Abstract

Much attention has been dedicated to how digital platforms change the nature of modern conflict. However, less has been paid to how the changes in the nature of warfare affect everyday lives. This article examines how digital mediation allows a convergence of the domestic environment and the battlefield by offering new ways for participation in warfare. It contributes to the discussion of how new participatory affordances change the nature of conflicts and whether they empower users or offer institutional actors more control over users. To this end, this research explores the transformation of domestic spaces, mediated via memes, as digital artefacts of participatory culture (see Confronting the Challenges of Participatory Culture: Media Education for the 21st Century, 2009, by Henry Jenkins). Building on the notion of domestication (see Domesticating the Revolution: Information and Communication Technologies and Everyday Life, 1993, by Roger Silverstone), the article conducts a discursive analysis of memes referring to the notion of ‘sofa warfare’ – an ironic description of internet users taking part in conflict without leaving their own sofas – in the context of the Russia–Ukraine conflict.

Highlights

  • War and mediated participationA renowned historian of war, Martin van Creveld (1991: 89), has described the paradox whereby war is ‘the most confused and confusing of all human activities’, which ‘at the same time is one of the most organized’
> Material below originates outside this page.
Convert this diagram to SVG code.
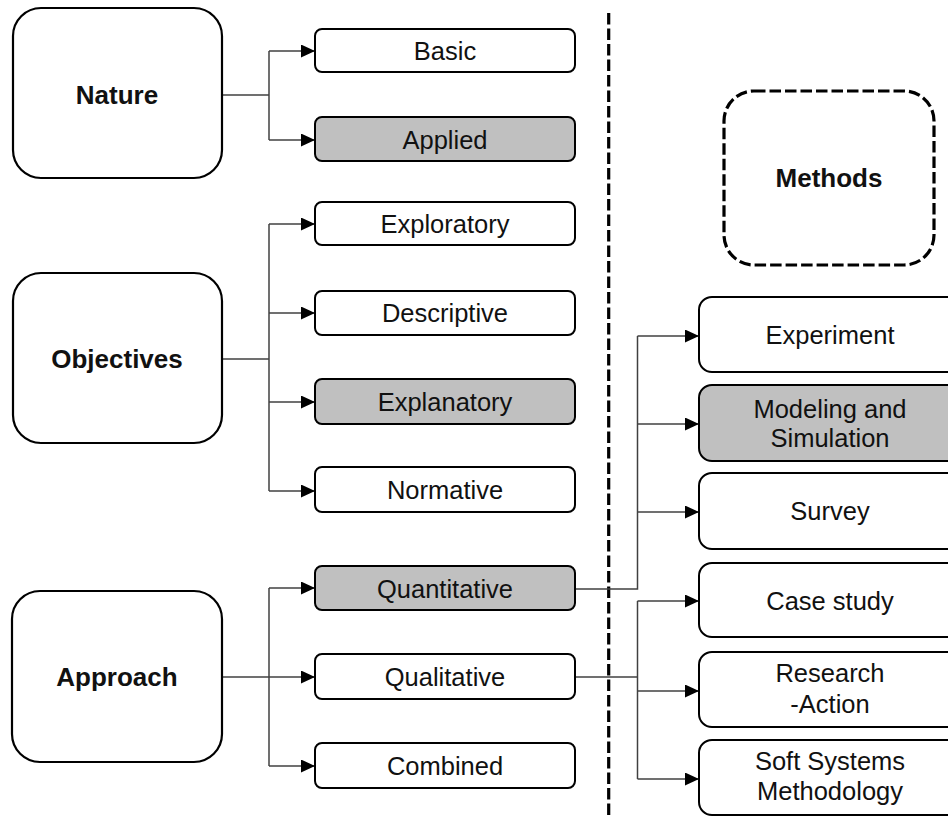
<svg xmlns="http://www.w3.org/2000/svg" width="948" height="816" viewBox="0 0 948 816">
<style>
.big{fill:#fff;stroke:#000;stroke-width:2.2}
.sm{fill:#fff;stroke:#000;stroke-width:2}
.hl{fill:#c0c0c0}
.t{font-family:"Liberation Sans",Arial,sans-serif;font-size:25.5px;fill:#111;text-anchor:middle}
.b{font-weight:bold;font-size:26px}
.c{fill:none;stroke:#404040;stroke-width:1.5}
.d{fill:none;stroke:#000;stroke-width:3.2;stroke-dasharray:11.5 4}
</style>
<defs>
<marker id="ah" markerUnits="userSpaceOnUse" markerWidth="15" markerHeight="14" refX="14" refY="6.5" orient="auto">
<path d="M0,0 L14,6.5 L0,13 z" fill="#000"/>
</marker>
</defs>
<rect width="948" height="816" fill="#fff"/>
<line id="divider" class="d" x1="608.7" y1="13" x2="608.7" y2="816"/>
<g id="connectors">
<path class="c" d="M222,95 H269"/>
<path class="c" d="M269,51 V140"/>
<path class="c" d="M269,51 H315" marker-end="url(#ah)"/>
<path class="c" d="M269,140 H315" marker-end="url(#ah)"/>
<path class="c" d="M222,359 H269"/>
<path class="c" d="M269,224 V491"/>
<path class="c" d="M269,224 H315" marker-end="url(#ah)"/>
<path class="c" d="M269,313 H315" marker-end="url(#ah)"/>
<path class="c" d="M269,402 H315" marker-end="url(#ah)"/>
<path class="c" d="M269,491 H315" marker-end="url(#ah)"/>
<path class="c" d="M222,677 H269"/>
<path class="c" d="M269,588 V766"/>
<path class="c" d="M269,588 H315" marker-end="url(#ah)"/>
<path class="c" d="M269,677 H315" marker-end="url(#ah)"/>
<path class="c" d="M269,766 H315" marker-end="url(#ah)"/>
<path class="c" d="M575,589 H637.5 V336"/>
<path class="c" d="M637.5,336 H699" marker-end="url(#ah)"/>
<path class="c" d="M637.5,424 H699" marker-end="url(#ah)"/>
<path class="c" d="M637.5,512 H699" marker-end="url(#ah)"/>
<path class="c" d="M575,677 H637.5"/>
<path class="c" d="M637.5,601 V779"/>
<path class="c" d="M637.5,601 H699" marker-end="url(#ah)"/>
<path class="c" d="M637.5,691 H699" marker-end="url(#ah)"/>
<path class="c" d="M637.5,779 H699" marker-end="url(#ah)"/>
</g>
<g id="nature"><rect class="big" x="13" y="8" width="209" height="170" rx="28"/><text class="t b" x="117" y="104">Nature</text></g>
<g id="objectives"><rect class="big" x="13" y="273" width="209" height="170" rx="28"/><text class="t b" x="117" y="368">Objectives</text></g>
<g id="approach"><rect class="big" x="12" y="591" width="210" height="171" rx="28"/><text class="t b" x="117" y="686">Approach</text></g>
<g id="basic"><rect class="sm" x="315" y="29" width="260" height="43" rx="7"/><text class="t" x="445" y="60">Basic</text></g>
<g id="applied"><rect class="sm hl" x="315" y="117" width="260" height="44" rx="7"/><text class="t" x="445" y="149">Applied</text></g>
<g id="exploratory"><rect class="sm" x="315" y="202" width="260" height="43" rx="7"/><text class="t" x="445" y="233">Exploratory</text></g>
<g id="descriptive"><rect class="sm" x="315" y="291" width="260" height="44" rx="7"/><text class="t" x="445" y="322">Descriptive</text></g>
<g id="explanatory"><rect class="sm hl" x="315" y="379" width="260" height="45" rx="7"/><text class="t" x="445" y="411">Explanatory</text></g>
<g id="normative"><rect class="sm" x="315" y="467" width="260" height="45" rx="7"/><text class="t" x="445" y="499">Normative</text></g>
<g id="quantitative"><rect class="sm hl" x="315" y="566" width="260" height="44" rx="7"/><text class="t" x="445" y="598">Quantitative</text></g>
<g id="qualitative"><rect class="sm" x="315" y="654" width="260" height="45" rx="7"/><text class="t" x="445" y="686">Qualitative</text></g>
<g id="combined"><rect class="sm" x="315" y="743" width="260" height="45" rx="7"/><text class="t" x="445" y="775">Combined</text></g>
<g id="methods"><rect class="d" x="724" y="91" width="210" height="174" rx="30"/><text class="t b" x="829" y="187">Methods</text></g>
<g id="experiment"><rect class="sm" x="699" y="297" width="262" height="75" rx="13"/><text class="t" x="830" y="344">Experiment</text></g>
<g id="modeling"><rect class="sm hl" x="699" y="385" width="262" height="76" rx="13"/><text class="t" x="830" y="418">Modeling and</text><text class="t" x="830" y="447">Simulation</text></g>
<g id="survey"><rect class="sm" x="699" y="473" width="262" height="76" rx="13"/><text class="t" x="830" y="520">Survey</text></g>
<g id="casestudy"><rect class="sm" x="699" y="563" width="262" height="74" rx="13"/><text class="t" x="830" y="610">Case study</text></g>
<g id="research"><rect class="sm" x="699" y="652" width="262" height="75" rx="13"/><text class="t" x="830" y="682">Research</text><text class="t" x="830" y="713">-Action</text></g>
<g id="ssm"><rect class="sm" x="699" y="740" width="262" height="75" rx="13"/><text class="t" x="830" y="770">Soft Systems</text><text class="t" x="830" y="800">Methodology</text></g>
</svg>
  • Approaching sofa warfare as a discursive structure requires a theoretical and methodological framework enabling us to follow the transformation of domestic space in light of the new forms of digital mediation that allow participation in conflicts

  • Exploring how the digital affordances of participation in warfare change the domestic space relies on the discursive analysis of memes as digital artefacts ‘transmitted by consumers–producers for discursive purposes’ (Wiggins and Bowers, 2014/2015: 1892)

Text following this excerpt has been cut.